Transcribe the listing that follows in full, omitting pictures.

**DATA SHOWN:**
◇ ◇ ◇ ◇ ◇

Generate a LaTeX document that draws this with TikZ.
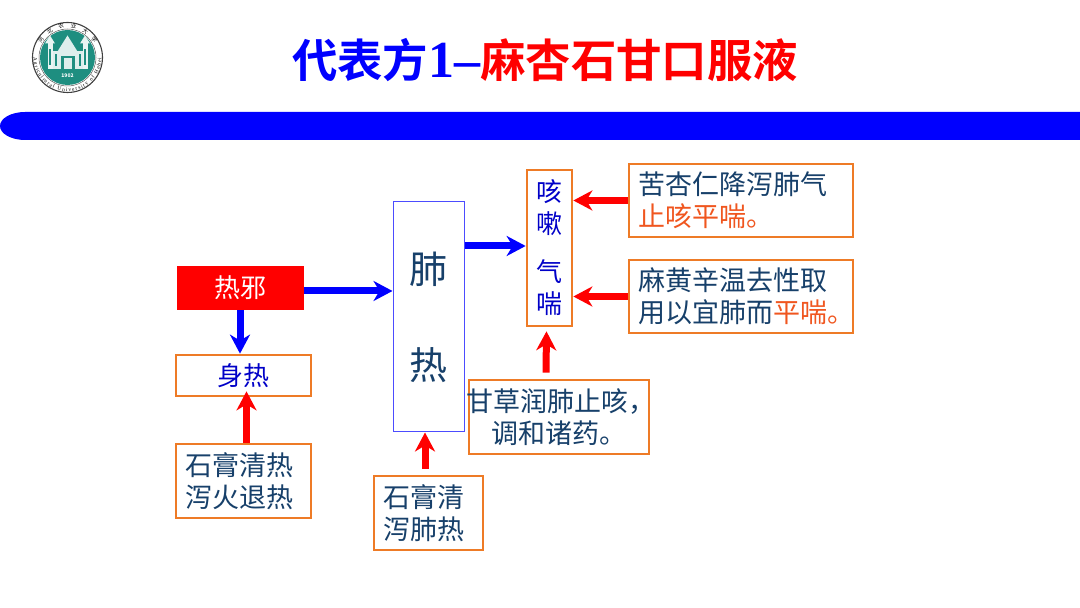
\documentclass[tikz,border=0pt]{standalone}
\usepackage{fontspec}
\usepackage{xcolor}
\usetikzlibrary{arrows.meta,calc,decorations.text}
\setmainfont{Noto Sans CJK SC}
\newfontfamily\cjktitle[BoldFont={* Bold}]{Noto Sans CJK SC}
\newfontfamily\numtitle{Liberation Serif}
\definecolor{ink}{HTML}{17406A}
\definecolor{deepblue}{HTML}{0000C8}
\definecolor{accent}{HTML}{F0561F}
\definecolor{edge}{HTML}{EE7B26}
\definecolor{teal}{HTML}{1E8E80}
\tikzset{
  orangebox/.style={draw=edge,line width=2.7pt,fill=white,inner sep=0pt,text=ink,font=\fontsize{27}{32}\selectfont},
  redarrow/.style={-{Stealth[length=19pt,width=20pt,inset=6pt]},line width=7pt,red},
  bluearrow/.style={-{Stealth[length=19pt,width=20pt,inset=6pt]},line width=7pt,blue},
}
\begin{document}
\begin{tikzpicture}[x=1pt,y=1pt]
\useasboundingbox (0,0) rectangle (1080,608);
\fill[white] (0,0) rectangle (1080,608);
\fill[blue] (1080,496) -- (25,496) arc[start angle=90,end angle=270,x radius=25,y radius=14] -- (1080,468) -- cycle;
\node[inner sep=0pt,font=\fontsize{45.4}{45}\selectfont\bfseries\cjktitle] (title) at (545,548) {\textcolor{blue}{代表方{\numtitle\bfseries\fontsize{52}{52}\selectfont 1–}}\textcolor{red}{麻杏石甘口服液}};
\begin{scope}[shift={(67.5,550.5)}]
\draw[black!75,line width=1.1pt] (0,0) circle (35);
\draw[black!65,line width=0.5pt] (0,0) circle (28.5);
\fill[teal] (0,0) circle (27.5);
\fill[white!85!teal] (-16,-12) rectangle (16,6);
\foreach \s in {-1,1}{
\fill[white!90!teal] (\s*15,-12) rectangle (\s*20,14);
\fill[white!90!teal] (\s*12.5,14) -- (\s*17.5,22) -- (\s*22.5,14) -- cycle;}
\fill[white!85!teal] (-10,6) -- (0,22) -- (10,6) -- cycle;
\fill[teal] (-7,-12) rectangle (7,1);
\fill[white!85!teal] (-4,-12) rectangle (4,-1);
\foreach \s in {-1,1}{
\fill[teal] (\s*11,-9) rectangle (\s*13,3);
\fill[teal] (\s*16.5,-8) rectangle (\s*18.5,8);}
\node[inner sep=0pt,white,font=\fontsize{5}{5}\selectfont\bfseries] (year) at (0,-18.5) {1902};
\path[decorate,decoration={text along path,text align={fit to path},text={|\fontsize{5.5}{6}\selectfont|河北农业大学}}] (152:29.8) arc[start angle=152,end angle=28,radius=29.8];
\path[decorate,decoration={text along path,text align={fit to path},text={|\fontsize{5.4}{6}\selectfont\numtitle|Agricultural University of Hebei}}] (180:34) arc[start angle=180,end angle=360,radius=34];
\end{scope}
\node[fill=red,inner sep=0pt,minimum width=127pt,minimum height=44pt,text=white,font=\fontsize{26}{32}\selectfont] (rexie) at (240.5,320) {热邪};
\node[orangebox,minimum width=135pt,minimum height=41pt,text=deepblue,font=\fontsize{26}{32}\selectfont] (shenre) at (243.5,232.5) {身热};
\node[orangebox,minimum width=135pt,minimum height=74pt,text width=117pt,align=left] (shigaoa) at (243.5,127) {石膏清热\\泻火退热};
\node[draw=blue!70!white,line width=1pt,fill=white,inner sep=0pt,minimum width=71pt,minimum height=230pt,align=center,text=ink,font=\fontsize{38}{96}\selectfont] (feire) at (428.5,291) {肺\\热};
\node[orangebox,minimum width=45pt,minimum height=156pt,align=center,text=deepblue,font=\fontsize{26}{32}\selectfont] (kesou) at (549.5,360) {咳\\嗽\\[16pt]气\\喘};
\node[orangebox,minimum width=224pt,minimum height=73pt,text width=206pt,align=left] (kuxing) at (741,407.5) {苦杏仁降泻肺气\\\textcolor{accent}{止咳平喘。}};
\node[orangebox,minimum width=224pt,minimum height=73pt,text width=206pt,align=left] (mahuang) at (741,311.5) {麻黄辛温去性取\\用以宜肺而\textcolor{accent}{平喘。}};
\node[orangebox,minimum width=180pt,minimum height=74pt,text width=180pt,align=center] (gancao) at (559,191) {\hspace*{-3pt}甘草润肺止咳，\\调和诸药。};
\node[orangebox,minimum width=109pt,minimum height=74pt,text width=91pt,align=left] (shigaob) at (428.5,95) {石膏清\\泻肺热};
\draw[bluearrow] ([yshift=-3pt]rexie.east) -- ([yshift=-3pt]rexie.east -| feire.west);
\draw[bluearrow] ([xshift=-0.5pt]rexie.south) -- ([xshift=-0.5pt]rexie.south |- shenre.north);
\draw[redarrow] ([xshift=3pt]shigaoa.north) -- ([xshift=3pt,yshift=6pt]shenre.south);
\draw[redarrow] ([xshift=-3.5pt,yshift=6pt]shigaob.north) -- ([xshift=-3.5pt]feire.south);
\draw[bluearrow] ([yshift=71pt]feire.east) -- ([yshift=71pt]feire.east -| kesou.west);
\draw[redarrow] (kuxing.west) -- (kuxing.west -| kesou.east);
\draw[redarrow] (mahuang.west) -- (mahuang.west -| kesou.east);
\draw[redarrow] ([xshift=-13pt,yshift=6pt]gancao.north) -- ([xshift=-3pt,yshift=-4pt]kesou.south);
\end{tikzpicture}
\end{document}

◇ ◇ ◇ ◇ ◇

**TASK SOLUTION:**
Generate a LaTeX document that draws this with TikZ.
\documentclass[tikz,border=0pt]{standalone}
\usepackage{fontspec}
\usepackage{xcolor}
\usetikzlibrary{arrows.meta,calc,decorations.text}
\setmainfont{Noto Sans CJK SC}
\newfontfamily\cjktitle[BoldFont={* Bold}]{Noto Sans CJK SC}
\newfontfamily\numtitle{Liberation Serif}
\definecolor{ink}{HTML}{17406A}
\definecolor{deepblue}{HTML}{0000C8}
\definecolor{accent}{HTML}{F0561F}
\definecolor{edge}{HTML}{EE7B26}
\definecolor{teal}{HTML}{1E8E80}
\tikzset{
  orangebox/.style={draw=edge,line width=2.7pt,fill=white,inner sep=0pt,text=ink,font=\fontsize{27}{32}\selectfont},
  redarrow/.style={-{Stealth[length=19pt,width=20pt,inset=6pt]},line width=7pt,red},
  bluearrow/.style={-{Stealth[length=19pt,width=20pt,inset=6pt]},line width=7pt,blue},
}
\begin{document}
\begin{tikzpicture}[x=1pt,y=1pt]
\useasboundingbox (0,0) rectangle (1080,608);
\fill[white] (0,0) rectangle (1080,608);
\fill[blue] (1080,496) -- (25,496) arc[start angle=90,end angle=270,x radius=25,y radius=14] -- (1080,468) -- cycle;
\node[inner sep=0pt,font=\fontsize{45.4}{45}\selectfont\bfseries\cjktitle] (title) at (545,548) {\textcolor{blue}{代表方{\numtitle\bfseries\fontsize{52}{52}\selectfont 1–}}\textcolor{red}{麻杏石甘口服液}};
\begin{scope}[shift={(67.5,550.5)}]
\draw[black!75,line width=1.1pt] (0,0) circle (35);
\draw[black!65,line width=0.5pt] (0,0) circle (28.5);
\fill[teal] (0,0) circle (27.5);
\fill[white!85!teal] (-16,-12) rectangle (16,6);
\foreach \s in {-1,1}{
\fill[white!90!teal] (\s*15,-12) rectangle (\s*20,14);
\fill[white!90!teal] (\s*12.5,14) -- (\s*17.5,22) -- (\s*22.5,14) -- cycle;}
\fill[white!85!teal] (-10,6) -- (0,22) -- (10,6) -- cycle;
\fill[teal] (-7,-12) rectangle (7,1);
\fill[white!85!teal] (-4,-12) rectangle (4,-1);
\foreach \s in {-1,1}{
\fill[teal] (\s*11,-9) rectangle (\s*13,3);
\fill[teal] (\s*16.5,-8) rectangle (\s*18.5,8);}
\node[inner sep=0pt,white,font=\fontsize{5}{5}\selectfont\bfseries] (year) at (0,-18.5) {1902};
\path[decorate,decoration={text along path,text align={fit to path},text={|\fontsize{5.5}{6}\selectfont|河北农业大学}}] (152:29.8) arc[start angle=152,end angle=28,radius=29.8];
\path[decorate,decoration={text along path,text align={fit to path},text={|\fontsize{5.4}{6}\selectfont\numtitle|Agricultural University of Hebei}}] (180:34) arc[start angle=180,end angle=360,radius=34];
\end{scope}
\node[fill=red,inner sep=0pt,minimum width=127pt,minimum height=44pt,text=white,font=\fontsize{26}{32}\selectfont] (rexie) at (240.5,320) {热邪};
\node[orangebox,minimum width=135pt,minimum height=41pt,text=deepblue,font=\fontsize{26}{32}\selectfont] (shenre) at (243.5,232.5) {身热};
\node[orangebox,minimum width=135pt,minimum height=74pt,text width=117pt,align=left] (shigaoa) at (243.5,127) {石膏清热\\泻火退热};
\node[draw=blue!70!white,line width=1pt,fill=white,inner sep=0pt,minimum width=71pt,minimum height=230pt,align=center,text=ink,font=\fontsize{38}{96}\selectfont] (feire) at (428.5,291) {肺\\热};
\node[orangebox,minimum width=45pt,minimum height=156pt,align=center,text=deepblue,font=\fontsize{26}{32}\selectfont] (kesou) at (549.5,360) {咳\\嗽\\[16pt]气\\喘};
\node[orangebox,minimum width=224pt,minimum height=73pt,text width=206pt,align=left] (kuxing) at (741,407.5) {苦杏仁降泻肺气\\\textcolor{accent}{止咳平喘。}};
\node[orangebox,minimum width=224pt,minimum height=73pt,text width=206pt,align=left] (mahuang) at (741,311.5) {麻黄辛温去性取\\用以宜肺而\textcolor{accent}{平喘。}};
\node[orangebox,minimum width=180pt,minimum height=74pt,text width=180pt,align=center] (gancao) at (559,191) {\hspace*{-3pt}甘草润肺止咳，\\调和诸药。};
\node[orangebox,minimum width=109pt,minimum height=74pt,text width=91pt,align=left] (shigaob) at (428.5,95) {石膏清\\泻肺热};
\draw[bluearrow] ([yshift=-3pt]rexie.east) -- ([yshift=-3pt]rexie.east -| feire.west);
\draw[bluearrow] ([xshift=-0.5pt]rexie.south) -- ([xshift=-0.5pt]rexie.south |- shenre.north);
\draw[redarrow] ([xshift=3pt]shigaoa.north) -- ([xshift=3pt,yshift=6pt]shenre.south);
\draw[redarrow] ([xshift=-3.5pt,yshift=6pt]shigaob.north) -- ([xshift=-3.5pt]feire.south);
\draw[bluearrow] ([yshift=71pt]feire.east) -- ([yshift=71pt]feire.east -| kesou.west);
\draw[redarrow] (kuxing.west) -- (kuxing.west -| kesou.east);
\draw[redarrow] (mahuang.west) -- (mahuang.west -| kesou.east);
\draw[redarrow] ([xshift=-13pt,yshift=6pt]gancao.north) -- ([xshift=-3pt,yshift=-4pt]kesou.south);
\end{tikzpicture}
\end{document}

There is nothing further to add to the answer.